Alivecor and Omron work together so their products can blend their respective health signals into a more meaningful snapshot, so you and your doctor get more insights, not just more data. For the majority of people who don't have an Apple Watch, Alivecor offers the same functionality in a form that works with any smartphone and only costs $99.

See at Alivecor

Beyond Verbal

A groundbreaking study conducted at Mayo Clinic recently found the first evidence that voice may be an accurate indicator of whether a person has coronary artery disease. Eighty-one tonal features of voice were measured after patients spoke to a recording app using technology from vocal biomarker company Beyond Verbal. Pending further confirmation, this could open the door to you monitoring your circulatory health by just talking.

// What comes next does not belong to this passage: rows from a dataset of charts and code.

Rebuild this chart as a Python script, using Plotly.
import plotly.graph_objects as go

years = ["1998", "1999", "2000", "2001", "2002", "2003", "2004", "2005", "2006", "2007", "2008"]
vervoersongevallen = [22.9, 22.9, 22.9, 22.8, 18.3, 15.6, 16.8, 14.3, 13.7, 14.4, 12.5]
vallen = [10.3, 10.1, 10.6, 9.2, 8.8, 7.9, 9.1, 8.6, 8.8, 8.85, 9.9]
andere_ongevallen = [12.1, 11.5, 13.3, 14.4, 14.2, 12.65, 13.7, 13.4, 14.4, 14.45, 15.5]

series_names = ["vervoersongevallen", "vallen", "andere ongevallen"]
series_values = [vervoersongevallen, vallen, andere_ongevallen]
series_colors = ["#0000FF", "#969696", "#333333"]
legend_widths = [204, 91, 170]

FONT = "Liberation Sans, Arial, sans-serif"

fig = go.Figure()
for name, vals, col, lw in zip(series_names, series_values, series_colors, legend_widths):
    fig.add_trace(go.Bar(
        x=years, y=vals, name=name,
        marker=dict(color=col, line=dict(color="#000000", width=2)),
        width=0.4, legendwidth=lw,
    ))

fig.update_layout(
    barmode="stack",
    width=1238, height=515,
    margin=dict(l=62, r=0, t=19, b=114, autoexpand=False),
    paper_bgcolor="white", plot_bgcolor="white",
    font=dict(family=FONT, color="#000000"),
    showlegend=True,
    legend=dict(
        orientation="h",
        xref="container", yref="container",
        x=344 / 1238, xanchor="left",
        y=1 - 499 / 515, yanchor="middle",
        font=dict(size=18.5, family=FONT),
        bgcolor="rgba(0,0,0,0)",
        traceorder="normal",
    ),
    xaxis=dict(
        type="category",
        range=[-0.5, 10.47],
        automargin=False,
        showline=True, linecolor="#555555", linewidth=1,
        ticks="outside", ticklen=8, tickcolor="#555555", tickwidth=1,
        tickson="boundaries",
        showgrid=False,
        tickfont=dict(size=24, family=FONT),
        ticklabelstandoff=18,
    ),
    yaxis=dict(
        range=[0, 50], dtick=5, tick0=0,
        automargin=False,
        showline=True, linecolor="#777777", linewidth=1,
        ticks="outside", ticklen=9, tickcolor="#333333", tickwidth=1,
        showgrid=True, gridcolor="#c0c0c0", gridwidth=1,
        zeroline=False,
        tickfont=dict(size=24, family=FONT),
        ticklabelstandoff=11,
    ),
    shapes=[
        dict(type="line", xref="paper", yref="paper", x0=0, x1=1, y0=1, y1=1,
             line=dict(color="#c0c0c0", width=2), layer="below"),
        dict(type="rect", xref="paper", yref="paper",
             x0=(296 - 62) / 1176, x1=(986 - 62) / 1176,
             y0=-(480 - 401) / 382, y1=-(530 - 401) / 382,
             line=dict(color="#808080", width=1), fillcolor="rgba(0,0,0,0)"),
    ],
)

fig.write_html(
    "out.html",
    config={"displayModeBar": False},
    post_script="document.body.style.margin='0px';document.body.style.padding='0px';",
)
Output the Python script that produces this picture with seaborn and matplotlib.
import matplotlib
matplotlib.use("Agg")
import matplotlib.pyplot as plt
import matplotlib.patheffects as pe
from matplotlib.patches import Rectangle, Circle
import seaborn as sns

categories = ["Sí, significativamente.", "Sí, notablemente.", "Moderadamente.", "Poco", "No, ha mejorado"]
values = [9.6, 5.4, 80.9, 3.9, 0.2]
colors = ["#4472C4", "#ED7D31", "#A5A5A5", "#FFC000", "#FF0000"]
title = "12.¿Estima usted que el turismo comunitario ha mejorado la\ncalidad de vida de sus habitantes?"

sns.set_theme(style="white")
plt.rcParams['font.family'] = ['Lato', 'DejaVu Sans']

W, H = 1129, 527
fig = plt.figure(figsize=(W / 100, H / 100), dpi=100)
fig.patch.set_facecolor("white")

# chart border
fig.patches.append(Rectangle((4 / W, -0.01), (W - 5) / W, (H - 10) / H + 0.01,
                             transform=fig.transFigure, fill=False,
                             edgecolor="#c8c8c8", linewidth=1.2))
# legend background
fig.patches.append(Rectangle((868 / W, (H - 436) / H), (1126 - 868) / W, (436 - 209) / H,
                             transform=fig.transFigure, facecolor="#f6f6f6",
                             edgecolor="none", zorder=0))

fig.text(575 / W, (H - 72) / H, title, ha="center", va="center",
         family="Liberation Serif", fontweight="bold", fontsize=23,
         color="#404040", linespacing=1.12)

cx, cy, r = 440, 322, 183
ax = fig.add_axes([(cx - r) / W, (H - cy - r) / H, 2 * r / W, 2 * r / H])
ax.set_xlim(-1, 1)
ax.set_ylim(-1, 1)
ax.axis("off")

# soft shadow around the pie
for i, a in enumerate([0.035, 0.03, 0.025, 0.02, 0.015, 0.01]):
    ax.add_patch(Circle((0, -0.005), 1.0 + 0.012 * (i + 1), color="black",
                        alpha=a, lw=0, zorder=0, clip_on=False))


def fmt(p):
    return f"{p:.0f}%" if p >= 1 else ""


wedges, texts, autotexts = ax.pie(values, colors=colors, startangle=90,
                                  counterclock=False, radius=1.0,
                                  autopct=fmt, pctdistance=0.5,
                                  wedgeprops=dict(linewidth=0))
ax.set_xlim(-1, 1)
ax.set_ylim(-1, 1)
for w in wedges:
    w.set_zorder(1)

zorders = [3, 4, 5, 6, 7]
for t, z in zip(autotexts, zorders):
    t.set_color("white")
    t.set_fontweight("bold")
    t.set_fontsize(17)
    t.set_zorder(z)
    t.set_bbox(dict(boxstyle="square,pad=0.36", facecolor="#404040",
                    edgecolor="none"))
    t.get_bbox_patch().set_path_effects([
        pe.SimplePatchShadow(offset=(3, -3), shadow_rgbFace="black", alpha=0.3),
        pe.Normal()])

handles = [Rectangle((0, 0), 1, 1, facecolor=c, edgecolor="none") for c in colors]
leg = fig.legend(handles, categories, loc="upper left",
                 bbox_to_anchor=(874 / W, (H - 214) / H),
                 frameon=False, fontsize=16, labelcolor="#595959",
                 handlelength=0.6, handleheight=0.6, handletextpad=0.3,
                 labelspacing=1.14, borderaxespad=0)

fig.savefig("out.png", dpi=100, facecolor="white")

So the gear is here, but revolutionizing health is never as easy as that. Where does all this need to go next?

We need answers, not just information, and those answers need to be shaped to motivate us, not overwhelm or discourage us. The fitness band taught us that numbers alone aren't very engaging after a while. And these devices will find a cold reception in the clinical world if they just upload lots of raw data to busy doctors.

A single dashboard of insights from all of our health signals will keep consumers engaged. Those signals will come from our wearables, phones, voice devices, connected cars, social graphs and smart home devices. They already speak to our wellness, we just don't know their language yet.

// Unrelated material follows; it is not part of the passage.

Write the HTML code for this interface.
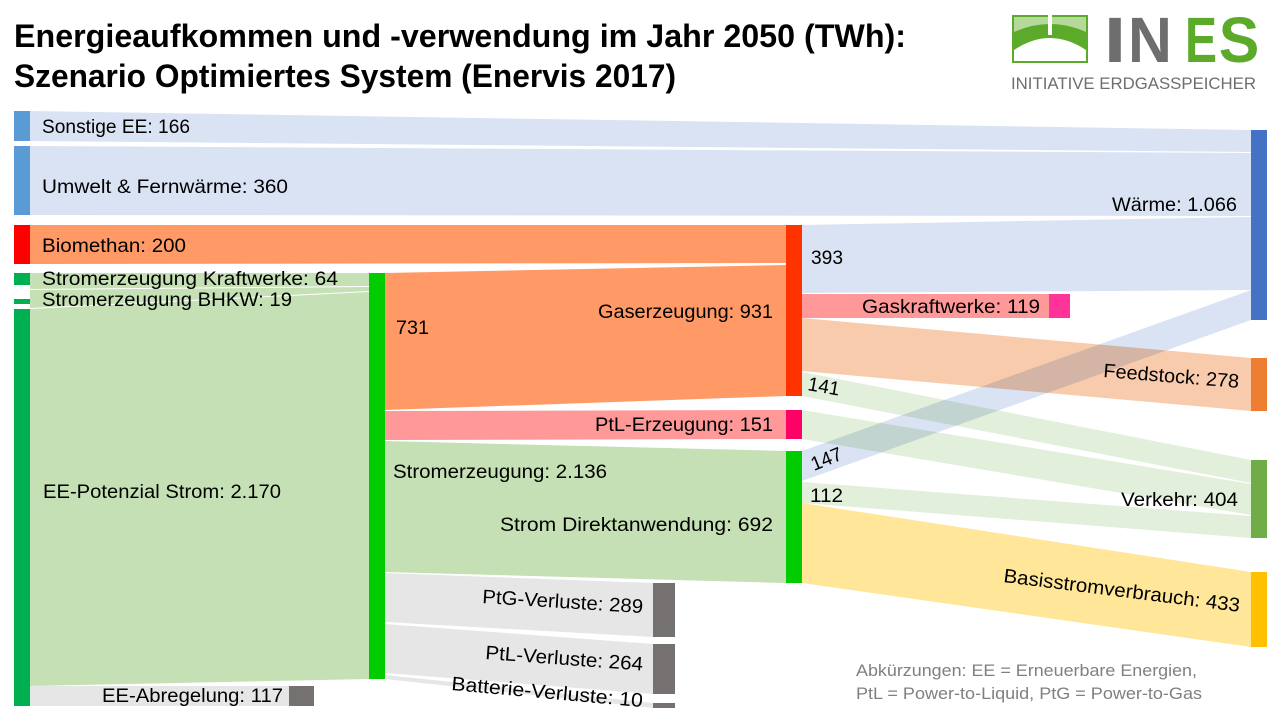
<!DOCTYPE html>
<html>
<head>
<meta charset="utf-8">
<style>
  html, body { margin:0; padding:0; background:#ffffff; }
  body { width:1280px; height:720px; overflow:hidden; }
  svg { display:block; }
  text { font-family:"Liberation Sans", "DejaVu Sans", sans-serif; }
</style>
</head>
<body>
<svg width="1280" height="720" viewBox="0 0 1280 720" xmlns="http://www.w3.org/2000/svg">
  <rect x="0" y="0" width="1280" height="720" fill="#ffffff"/>

  <!-- Title -->
  <text x="14" y="47" font-size="32" font-weight="bold" fill="#000" textLength="892" lengthAdjust="spacingAndGlyphs">Energieaufkommen und -verwendung im Jahr 2050 (TWh):</text>
  <text x="14" y="87" font-size="32" font-weight="bold" fill="#000" textLength="662" lengthAdjust="spacingAndGlyphs">Szenario Optimiertes System (Enervis 2017)</text>

  <!-- Logo -->
  <g>
    <rect x="1013" y="16" width="74" height="46" fill="#ffffff" stroke="#5BAA2A" stroke-width="2"/>
    <rect x="1014" y="17" width="72" height="20" fill="#B5D99A"/>
    <path d="M1014,32 Q1050,16 1086,32 L1086,50 Q1050,26 1014,50 Z" fill="#5BAA2A"/>
    <rect x="1048" y="15" width="4" height="20" fill="#ffffff"/>
    <text transform="translate(1115,62) scale(1.25,1)" text-anchor="middle" font-size="64" font-weight="bold" fill="#6E6E6E">I</text>
    <text transform="translate(1150,62) scale(0.95,1)" text-anchor="middle" font-size="64" font-weight="bold" fill="#6E6E6E">N</text>
    <text transform="translate(1201,62) scale(0.75,1)" text-anchor="middle" font-size="64" font-weight="bold" fill="#5BAA2A">E</text>
    <text transform="translate(1239,62) scale(0.95,1)" text-anchor="middle" font-size="64" font-weight="bold" fill="#5BAA2A">S</text>
    <text x="1011" y="89" font-size="17" fill="#6E6E6E" textLength="245" lengthAdjust="spacingAndGlyphs">INITIATIVE ERDGASSPEICHER</text>
  </g>

  <!-- Flows -->
  <!-- blue heat flows -->
  <path d="M30,111 L1251,130 L1251,152 L30,141 Z" fill="#DAE3F3"/>
  <path d="M30,146 L1251,153 L1251,216 L30,215 Z" fill="#DAE3F3"/>
  <path d="M802,225 L1251,217 L1251,290 L802,293 Z" fill="#DAE3F3"/>

  <!-- orange gas flows -->
  <path d="M30,225 L786,225 L786,263 L30,264 Z" fill="#FF9966"/>
  <path d="M385,273 L786,265 L786,396 L385,410 Z" fill="#FF9966"/>

  <!-- light green power flows -->
  <path d="M30,273 L369,273 L369,286 L30,289 Z" fill="#C5E0B4"/>
  <path d="M30,290 L369,287 L369,291 L30,308 Z" fill="#C5E0B4"/>
  <path d="M30,309 L369,292 L369,679 L30,686 Z" fill="#C5E0B4"/>
  <path d="M385,441 L786,451 L786,583 L385,572 Z" fill="#C5E0B4"/>

  <!-- grey losses -->
  <path d="M30,686 L289,686 L289,706 L30,706 Z" fill="#E7E6E6"/>
  <path d="M385,573 L653,583 L653,637 L385,622 Z" fill="#E7E6E6"/>
  <path d="M385,624 L653,644 L653,694 L385,673 Z" fill="#E7E6E6"/>
  <path d="M385,675 L653,703 L653,708 L385,679 Z" fill="#E7E6E6"/>

  <!-- pink flows -->
  <path d="M385,411 L786,410 L786,439 L385,440 Z" fill="#FF9999"/>
  <path d="M802,294 L1049,294 L1049,318 L802,318 Z" fill="#FF9999"/>

  <!-- feedstock -->
  <path d="M802,318 L1251,358 L1251,411 L802,371 Z" fill="#F8CBAD"/>

  <!-- transport (pale green) -->
  <path d="M802,372 L1251,460 L1251,483 L802,396 Z" fill="#E2EFDA"/>
  <path d="M802,410 L1251,484 L1251,515 L802,439 Z" fill="#E2EFDA"/>
  <path d="M802,482 L1251,516 L1251,538 L802,503 Z" fill="#E2EFDA"/>

  <!-- base power -->
  <path d="M802,503 L1251,572 L1251,647 L802,583 Z" fill="#FFE699"/>

  <!-- 147 power-to-heat crossing band -->
  <path d="M802,451 L1251,290 L1251,320 L802,481 Z" fill="#DAE3F3" style="mix-blend-mode:multiply"/>

  <!-- Nodes / bars -->
  <rect x="14" y="111" width="16" height="30" fill="#5B9BD5"/>
  <rect x="14" y="146" width="16" height="69" fill="#5B9BD5"/>
  <rect x="14" y="225" width="16" height="39" fill="#FF0000"/>
  <rect x="14" y="273" width="16" height="12" fill="#00B050"/>
  <rect x="14" y="299" width="16" height="5" fill="#00B050"/>
  <rect x="14" y="309" width="16" height="397" fill="#00B050"/>
  <rect x="289" y="686" width="25" height="20" fill="#767171"/>
  <rect x="369" y="273" width="16" height="406" fill="#00CC00"/>
  <rect x="786" y="225" width="16" height="171" fill="#FF3300"/>
  <rect x="786" y="410" width="16" height="29" fill="#FF0066"/>
  <rect x="786" y="451" width="16" height="132" fill="#00CC00"/>
  <rect x="653" y="583" width="22" height="54" fill="#767171"/>
  <rect x="653" y="644" width="22" height="50" fill="#767171"/>
  <rect x="653" y="703" width="22" height="5" fill="#767171"/>
  <rect x="1049" y="294" width="21" height="24" fill="#FF3399"/>
  <rect x="1251" y="130" width="16" height="190" fill="#4472C4"/>
  <rect x="1251" y="358" width="16" height="53" fill="#ED7D31"/>
  <rect x="1251" y="460" width="16" height="78" fill="#70AD47"/>
  <rect x="1251" y="572" width="16" height="75" fill="#FFC000"/>

  <!-- Labels -->
  <g font-size="19.5" fill="#000">
    <text x="42" y="133" textLength="148" lengthAdjust="spacingAndGlyphs">Sonstige EE: 166</text>
    <text x="42" y="193" textLength="246" lengthAdjust="spacingAndGlyphs">Umwelt &amp; Fernwärme: 360</text>
    <text x="42" y="252" textLength="144" lengthAdjust="spacingAndGlyphs">Biomethan: 200</text>
    <text x="42" y="285" textLength="296" lengthAdjust="spacingAndGlyphs">Stromerzeugung Kraftwerke: 64</text>
    <text x="42" y="306" textLength="250" lengthAdjust="spacingAndGlyphs">Stromerzeugung BHKW: 19</text>
    <text x="43" y="498" textLength="238" lengthAdjust="spacingAndGlyphs">EE-Potenzial Strom: 2.170</text>
    <text x="102" y="702" textLength="181" lengthAdjust="spacingAndGlyphs">EE-Abregelung: 117</text>

    <text x="396" y="334" textLength="33" lengthAdjust="spacingAndGlyphs">731</text>
    <text x="598" y="318" textLength="175" lengthAdjust="spacingAndGlyphs">Gaserzeugung: 931</text>
    <text x="595" y="431" textLength="178" lengthAdjust="spacingAndGlyphs">PtL-Erzeugung: 151</text>
    <text x="393" y="478" textLength="214" lengthAdjust="spacingAndGlyphs">Stromerzeugung: 2.136</text>
    <text x="500" y="531" textLength="273" lengthAdjust="spacingAndGlyphs">Strom Direktanwendung: 692</text>

    <text x="482" y="603" transform="rotate(3.6 482 603)" textLength="161" lengthAdjust="spacingAndGlyphs">PtG-Verluste: 289</text>
    <text x="485" y="659" transform="rotate(4.2 485 659)" textLength="158" lengthAdjust="spacingAndGlyphs">PtL-Verluste: 264</text>
    <text x="451" y="690" transform="rotate(5.1 451 690)" textLength="192" lengthAdjust="spacingAndGlyphs">Batterie-Verluste: 10</text>

    <text x="811" y="264" textLength="32" lengthAdjust="spacingAndGlyphs">393</text>
    <text x="862" y="313" textLength="178" lengthAdjust="spacingAndGlyphs">Gaskraftwerke: 119</text>
    <text x="807" y="390" transform="rotate(10 807 390)" textLength="32" lengthAdjust="spacingAndGlyphs">141</text>
    <text x="814" y="471" transform="rotate(-22 814 471)" textLength="32" lengthAdjust="spacingAndGlyphs">147</text>
    <text x="810" y="502" textLength="33" lengthAdjust="spacingAndGlyphs">112</text>

    <text x="1112" y="211" textLength="125" lengthAdjust="spacingAndGlyphs">Wärme: 1.066</text>
    <text x="1103" y="377" transform="rotate(4.6 1103 377)" textLength="136" lengthAdjust="spacingAndGlyphs">Feedstock: 278</text>
    <text x="1121" y="506" textLength="117" lengthAdjust="spacingAndGlyphs">Verkehr: 404</text>
    <text x="1003" y="582" transform="rotate(7.2 1003 582)" textLength="238" lengthAdjust="spacingAndGlyphs">Basisstromverbrauch: 433</text>
  </g>

  <!-- Note -->
  <g font-size="17" fill="#808080">
    <text x="856" y="676" textLength="341" lengthAdjust="spacingAndGlyphs">Abkürzungen: EE = Erneuerbare Energien,</text>
    <text x="856" y="699" textLength="346" lengthAdjust="spacingAndGlyphs">PtL = Power-to-Liquid, PtG = Power-to-Gas</text>
  </g>
</svg>
</body>
</html>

Over the counter is the path to mass adoption. If personal health gear is unnecessarily encumbered with prescriptions it will stay virtually locked up in the doctor's office that we visit once a year, at best. Note that widespread adoption of health monitoring tech could set up a tension between it and pharmaceuticals, whose business it is to treat what this tech may avert.

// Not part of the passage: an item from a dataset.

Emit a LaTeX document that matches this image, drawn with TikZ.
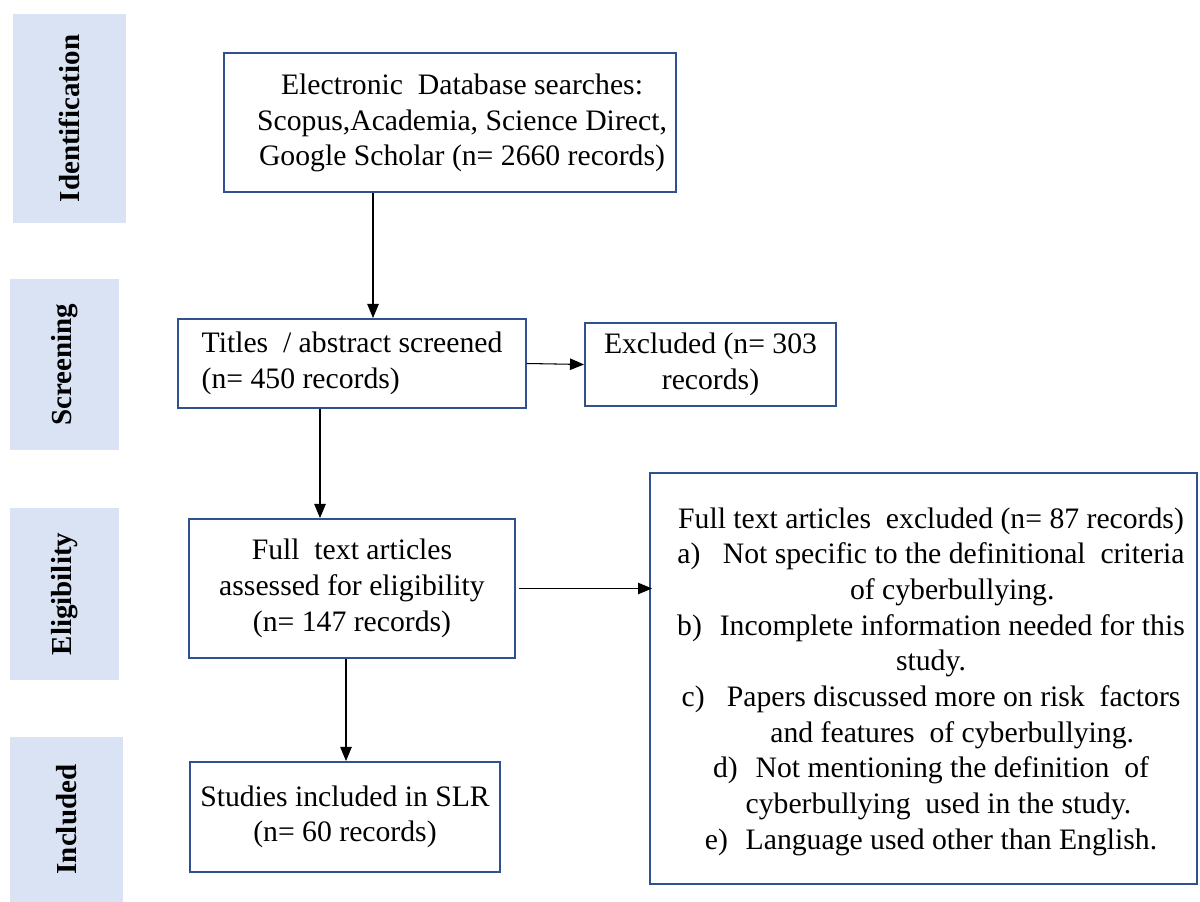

Somebody has to pay for it. There is significant incremental cost to consumers with this new gear and most will not want to pay for it. Employers, insurers and regulators need to act in unison to find the most useful tech and get it paid for. Continuous glucose monitors are typically covered, while other devices may only qualify for HSA or flex spend account dollars.

Correction, Aug. 7: A previous version of this story said that the Omron HeartGuide is FDA-approved. It is still being cleared by the FDA.

Update, Aug. 8: Added pricing details.